Right now there are people crowded into shipping containers, into the floorboards of trucks, on top of freight trains, naked in rivers with their clothes in plastic bags tied to their bodies…all trying to get to my country.
They have signed themselves up for years of debt with monthly 10%+ interest accruing, offering whatever possessions, or even family members, they have as collateral…so that they can come here to do exploitative, under-the-table work.
Right now there are people, perhaps millions or even hundreds of millions of people, who would trade torturous pain for the possibility of even half the opportunities and comfort that I have. And there are hundreds of thousands who are actively trying to make that trade…right now.
This is an indisputable reality of this world. These are the raw facts of daily life within global economic apartheid. Over here we can go days or lifetimes without thinking about it, but those millions of people remain whether we acknowledge them for a moment or not. This is real.
But here is the thing that confuses me (beyond the sheer injustice of it all, of course): if I know how unbelievably fortunate I am, and how many people–including my own family members–would suffer so much to experience a fraction of what my life offers, why is it that my own stress and pain feel so strong, so all-consuming? Why is it that the worries that I have this morning, all the anxieties about my never ending to-do list, always feel like they are near the top of the 1-10 scale, even though I’ve actually experienced far worse moments in my life in the past…even in this same year?
I think this is how pain and stress work, and I think it’s why empathy and lasting solidarity are so hard to maintain for so many. Pain and stress have a way of filling up whatever spaces they are given, whether those spaces are substantial and complex, or small and trivial. The way they fill the body, the alerts they send out to the mind and gut, they often ring out in the same tone, regardless of their urgency. Rather than being a substance like a liquid that you can measure and see how close it is to filling up your capacity to handle it, pain and stress are gases that fill up all measuring devices; so hard to quantify, so confusing in the way they haze over your perspective.

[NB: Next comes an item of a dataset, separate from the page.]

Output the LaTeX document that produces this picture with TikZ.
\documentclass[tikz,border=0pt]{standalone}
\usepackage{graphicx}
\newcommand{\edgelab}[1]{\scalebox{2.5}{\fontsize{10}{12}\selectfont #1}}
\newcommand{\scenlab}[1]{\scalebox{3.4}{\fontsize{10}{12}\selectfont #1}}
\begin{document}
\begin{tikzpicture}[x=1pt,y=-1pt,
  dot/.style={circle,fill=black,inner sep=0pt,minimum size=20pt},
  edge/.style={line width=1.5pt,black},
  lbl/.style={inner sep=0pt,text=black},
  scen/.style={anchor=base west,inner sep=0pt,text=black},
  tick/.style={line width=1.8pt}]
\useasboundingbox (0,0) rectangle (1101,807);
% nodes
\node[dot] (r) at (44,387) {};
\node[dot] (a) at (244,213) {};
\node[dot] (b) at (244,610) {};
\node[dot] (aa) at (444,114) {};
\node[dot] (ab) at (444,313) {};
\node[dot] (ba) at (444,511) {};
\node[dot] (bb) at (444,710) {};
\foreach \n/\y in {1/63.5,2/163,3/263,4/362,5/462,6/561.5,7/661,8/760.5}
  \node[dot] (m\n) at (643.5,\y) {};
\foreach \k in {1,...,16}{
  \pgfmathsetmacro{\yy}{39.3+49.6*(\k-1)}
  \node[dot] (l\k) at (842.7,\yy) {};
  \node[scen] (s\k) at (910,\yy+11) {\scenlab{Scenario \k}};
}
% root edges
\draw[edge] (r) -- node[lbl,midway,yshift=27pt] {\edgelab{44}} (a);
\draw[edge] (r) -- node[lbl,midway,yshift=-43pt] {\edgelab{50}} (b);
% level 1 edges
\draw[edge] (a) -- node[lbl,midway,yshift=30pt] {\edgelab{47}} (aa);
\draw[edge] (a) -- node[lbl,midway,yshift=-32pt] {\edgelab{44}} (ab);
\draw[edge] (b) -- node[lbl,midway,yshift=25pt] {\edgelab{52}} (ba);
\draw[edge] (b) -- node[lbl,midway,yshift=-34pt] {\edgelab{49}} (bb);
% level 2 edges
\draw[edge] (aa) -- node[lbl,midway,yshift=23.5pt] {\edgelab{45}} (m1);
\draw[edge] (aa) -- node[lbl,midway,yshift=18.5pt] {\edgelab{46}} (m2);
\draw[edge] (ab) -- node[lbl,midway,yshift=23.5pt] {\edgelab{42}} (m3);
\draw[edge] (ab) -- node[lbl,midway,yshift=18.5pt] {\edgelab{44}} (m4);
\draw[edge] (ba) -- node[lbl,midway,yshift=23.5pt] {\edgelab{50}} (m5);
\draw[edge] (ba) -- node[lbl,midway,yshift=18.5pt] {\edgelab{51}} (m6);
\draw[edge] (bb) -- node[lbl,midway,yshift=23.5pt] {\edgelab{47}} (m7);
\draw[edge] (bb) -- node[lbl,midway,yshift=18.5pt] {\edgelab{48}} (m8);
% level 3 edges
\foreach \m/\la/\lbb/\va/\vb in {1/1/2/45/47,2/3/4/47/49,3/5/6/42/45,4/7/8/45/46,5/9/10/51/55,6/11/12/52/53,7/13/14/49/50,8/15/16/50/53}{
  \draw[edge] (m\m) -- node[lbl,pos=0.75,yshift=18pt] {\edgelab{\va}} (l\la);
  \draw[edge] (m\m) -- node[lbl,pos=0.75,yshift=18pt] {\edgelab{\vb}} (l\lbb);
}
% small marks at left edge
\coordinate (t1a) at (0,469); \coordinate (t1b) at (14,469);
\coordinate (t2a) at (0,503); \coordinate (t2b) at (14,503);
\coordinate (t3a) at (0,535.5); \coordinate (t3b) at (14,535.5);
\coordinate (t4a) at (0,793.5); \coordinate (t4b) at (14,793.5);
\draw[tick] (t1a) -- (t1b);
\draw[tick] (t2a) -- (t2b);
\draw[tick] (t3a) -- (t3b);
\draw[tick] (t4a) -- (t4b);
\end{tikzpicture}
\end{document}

By any intellectual calculation, I have so many hundreds of reasons to be happy on this Monday morning, and to be excited about the privilege of doing the kinds of tasks that I get to do this week. The things that I will get paid for, and the amount that I will get paid for them, would feel like both a dream and a cruel joke to so many millions of people. Yet I am here in bed at 8:30am right now (once again, a privilege to not work until 10am) and my stomach is churning with so much acid, I feel so uncomfortable in my body, so uncomfortable in my being. I feel like I’m screwing everything up, like things can’t possibly go right even though my last 30 years show me that, for me, so much ends up going right.
The pain of insecurity, the fear of failure, and then the self-hatred for feeling these things despite my privilege…
How is it that these feelings can be so strong while having so little basis? It’s gotta be physiological, right? It’s gotta be the brain and body chemistry, no? The simple fact that our evolutionary toolbox only contains so many gradations of stress and alarm chemicals, and that we were never meant to use them for things like event planning and campaign organizing?
If we pull back and just look at ourselves and each other across this planet, it’s really pretty sick and fascinating. While one person can’t handle the stress of figuring out which new car to buy, another is struggling to figure out how to keep the electricity on…yet the actual physical sensations and cerebral signals they are both experiencing actually give them a lot in common.
While I fret and groan and come close to crying about how I’m going to possibly finish this week of work productively, I know on so many levels how I should have more perspective and a much more tranquil response…but I’m still a mess anyways.